WRITTEN PROBLEM: Copy exactly the lines from the beginning of the data down to and including the line holding "(0,0) rectangle (1733,900);", without any pictures.

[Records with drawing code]
▬▬▬▬▬▬▬▬▬▬
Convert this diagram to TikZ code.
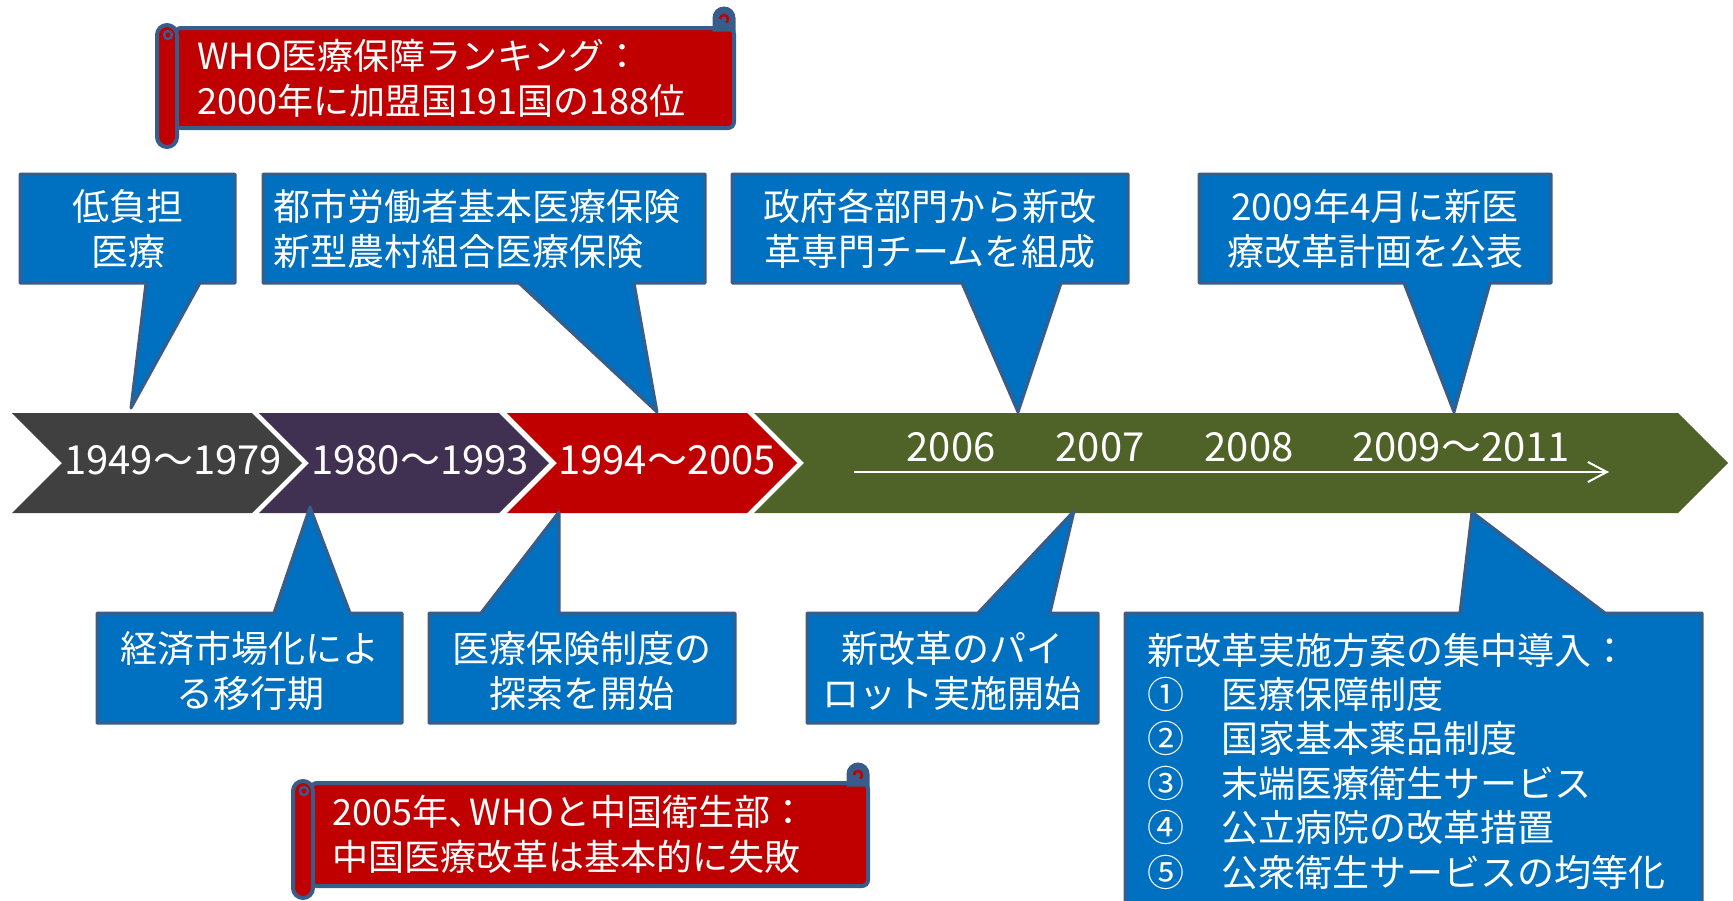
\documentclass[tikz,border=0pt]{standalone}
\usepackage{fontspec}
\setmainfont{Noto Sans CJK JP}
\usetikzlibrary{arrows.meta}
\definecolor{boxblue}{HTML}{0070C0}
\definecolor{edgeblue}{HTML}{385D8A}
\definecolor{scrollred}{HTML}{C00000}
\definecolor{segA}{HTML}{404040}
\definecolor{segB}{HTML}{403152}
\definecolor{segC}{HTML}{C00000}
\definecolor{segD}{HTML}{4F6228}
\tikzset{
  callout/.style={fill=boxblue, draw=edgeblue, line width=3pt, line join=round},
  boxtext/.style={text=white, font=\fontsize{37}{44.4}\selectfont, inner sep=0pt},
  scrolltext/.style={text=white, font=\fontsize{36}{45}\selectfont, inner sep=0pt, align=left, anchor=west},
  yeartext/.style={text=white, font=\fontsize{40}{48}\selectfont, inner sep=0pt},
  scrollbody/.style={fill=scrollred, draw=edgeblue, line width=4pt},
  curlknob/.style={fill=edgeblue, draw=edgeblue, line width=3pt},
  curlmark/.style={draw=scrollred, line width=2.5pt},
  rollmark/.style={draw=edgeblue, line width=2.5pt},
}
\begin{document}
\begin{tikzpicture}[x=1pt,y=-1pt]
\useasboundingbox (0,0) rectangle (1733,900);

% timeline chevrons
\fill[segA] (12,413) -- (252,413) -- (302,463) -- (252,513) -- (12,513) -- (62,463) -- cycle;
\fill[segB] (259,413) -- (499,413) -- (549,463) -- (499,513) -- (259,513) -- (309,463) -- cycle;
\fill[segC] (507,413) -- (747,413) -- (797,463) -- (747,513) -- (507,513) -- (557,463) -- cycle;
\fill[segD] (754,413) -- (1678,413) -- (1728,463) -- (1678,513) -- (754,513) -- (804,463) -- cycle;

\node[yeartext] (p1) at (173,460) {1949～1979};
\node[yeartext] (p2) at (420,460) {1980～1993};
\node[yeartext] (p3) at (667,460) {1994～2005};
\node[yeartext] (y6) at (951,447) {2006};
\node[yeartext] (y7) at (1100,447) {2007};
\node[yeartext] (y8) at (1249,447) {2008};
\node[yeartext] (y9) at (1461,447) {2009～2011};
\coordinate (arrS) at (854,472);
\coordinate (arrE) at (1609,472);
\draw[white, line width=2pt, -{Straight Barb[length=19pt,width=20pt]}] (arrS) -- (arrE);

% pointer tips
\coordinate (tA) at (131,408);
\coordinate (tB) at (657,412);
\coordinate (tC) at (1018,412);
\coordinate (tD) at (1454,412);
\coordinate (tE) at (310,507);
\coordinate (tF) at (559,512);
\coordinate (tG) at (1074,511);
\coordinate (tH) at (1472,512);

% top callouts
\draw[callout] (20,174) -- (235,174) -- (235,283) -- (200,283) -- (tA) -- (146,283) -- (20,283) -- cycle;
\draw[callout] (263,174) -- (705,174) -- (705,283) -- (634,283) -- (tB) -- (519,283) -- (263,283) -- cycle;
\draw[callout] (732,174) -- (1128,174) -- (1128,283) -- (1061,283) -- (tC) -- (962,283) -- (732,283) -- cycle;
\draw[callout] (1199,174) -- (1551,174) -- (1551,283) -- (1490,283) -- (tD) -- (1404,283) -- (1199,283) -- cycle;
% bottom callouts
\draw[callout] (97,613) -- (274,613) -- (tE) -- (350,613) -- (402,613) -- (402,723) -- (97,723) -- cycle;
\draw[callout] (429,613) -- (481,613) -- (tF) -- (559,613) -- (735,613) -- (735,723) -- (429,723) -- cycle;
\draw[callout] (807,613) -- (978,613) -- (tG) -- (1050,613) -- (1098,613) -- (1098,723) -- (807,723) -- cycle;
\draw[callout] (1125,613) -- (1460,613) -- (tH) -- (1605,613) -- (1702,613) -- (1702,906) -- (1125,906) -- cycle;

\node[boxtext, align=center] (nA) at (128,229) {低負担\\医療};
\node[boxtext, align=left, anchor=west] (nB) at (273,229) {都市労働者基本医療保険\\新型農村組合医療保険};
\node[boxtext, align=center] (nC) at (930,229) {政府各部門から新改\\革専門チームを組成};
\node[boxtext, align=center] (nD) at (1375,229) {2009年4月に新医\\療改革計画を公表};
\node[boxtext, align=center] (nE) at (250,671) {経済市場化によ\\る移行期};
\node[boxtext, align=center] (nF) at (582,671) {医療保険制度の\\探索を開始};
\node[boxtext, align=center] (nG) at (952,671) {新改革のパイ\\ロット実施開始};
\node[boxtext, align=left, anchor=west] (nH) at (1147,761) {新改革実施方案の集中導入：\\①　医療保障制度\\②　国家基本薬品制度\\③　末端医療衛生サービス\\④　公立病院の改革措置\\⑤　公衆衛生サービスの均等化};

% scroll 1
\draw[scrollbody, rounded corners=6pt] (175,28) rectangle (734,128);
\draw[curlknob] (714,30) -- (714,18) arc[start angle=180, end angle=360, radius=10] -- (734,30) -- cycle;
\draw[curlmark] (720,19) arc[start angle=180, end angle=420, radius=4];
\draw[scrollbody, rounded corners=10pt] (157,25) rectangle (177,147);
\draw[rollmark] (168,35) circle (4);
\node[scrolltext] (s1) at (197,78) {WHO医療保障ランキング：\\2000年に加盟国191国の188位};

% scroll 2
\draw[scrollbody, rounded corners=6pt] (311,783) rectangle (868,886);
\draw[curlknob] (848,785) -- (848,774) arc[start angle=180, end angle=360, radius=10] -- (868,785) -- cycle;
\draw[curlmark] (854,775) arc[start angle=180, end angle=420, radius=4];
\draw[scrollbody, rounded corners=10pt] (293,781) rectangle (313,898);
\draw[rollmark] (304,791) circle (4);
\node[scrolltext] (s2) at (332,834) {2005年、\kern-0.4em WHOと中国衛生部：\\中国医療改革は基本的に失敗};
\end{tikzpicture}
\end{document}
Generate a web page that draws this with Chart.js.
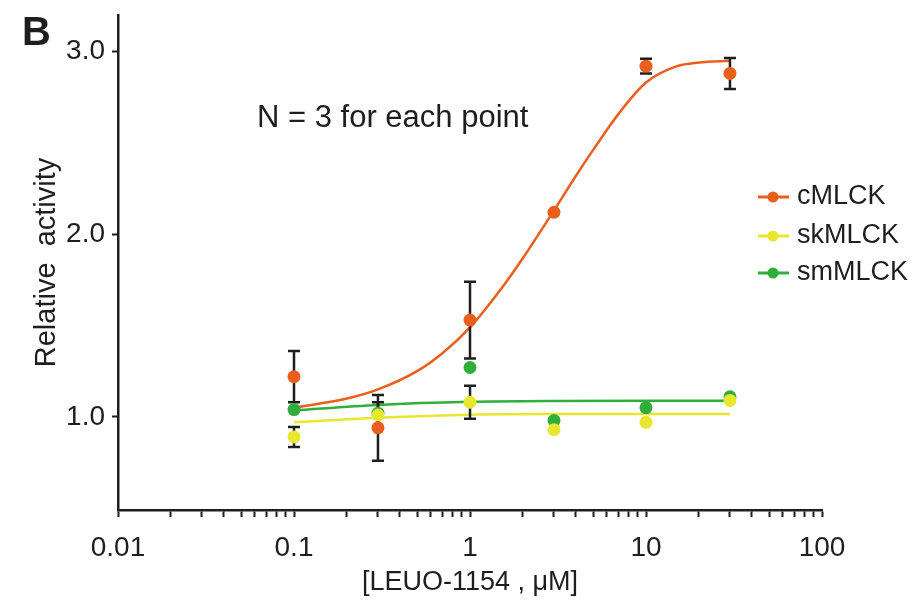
▬▬▬▬▬▬▬▬▬▬
ANSWER IN FULL:
Convert this diagram to TikZ code.
\documentclass[tikz,border=0pt]{standalone}
\usepackage{fontspec}
\setmainfont{Noto Sans CJK JP}
\usetikzlibrary{arrows.meta}
\definecolor{boxblue}{HTML}{0070C0}
\definecolor{edgeblue}{HTML}{385D8A}
\definecolor{scrollred}{HTML}{C00000}
\definecolor{segA}{HTML}{404040}
\definecolor{segB}{HTML}{403152}
\definecolor{segC}{HTML}{C00000}
\definecolor{segD}{HTML}{4F6228}
\tikzset{
  callout/.style={fill=boxblue, draw=edgeblue, line width=3pt, line join=round},
  boxtext/.style={text=white, font=\fontsize{37}{44.4}\selectfont, inner sep=0pt},
  scrolltext/.style={text=white, font=\fontsize{36}{45}\selectfont, inner sep=0pt, align=left, anchor=west},
  yeartext/.style={text=white, font=\fontsize{40}{48}\selectfont, inner sep=0pt},
  scrollbody/.style={fill=scrollred, draw=edgeblue, line width=4pt},
  curlknob/.style={fill=edgeblue, draw=edgeblue, line width=3pt},
  curlmark/.style={draw=scrollred, line width=2.5pt},
  rollmark/.style={draw=edgeblue, line width=2.5pt},
}
\begin{document}
\begin{tikzpicture}[x=1pt,y=-1pt]
\useasboundingbox (0,0) rectangle (1733,900);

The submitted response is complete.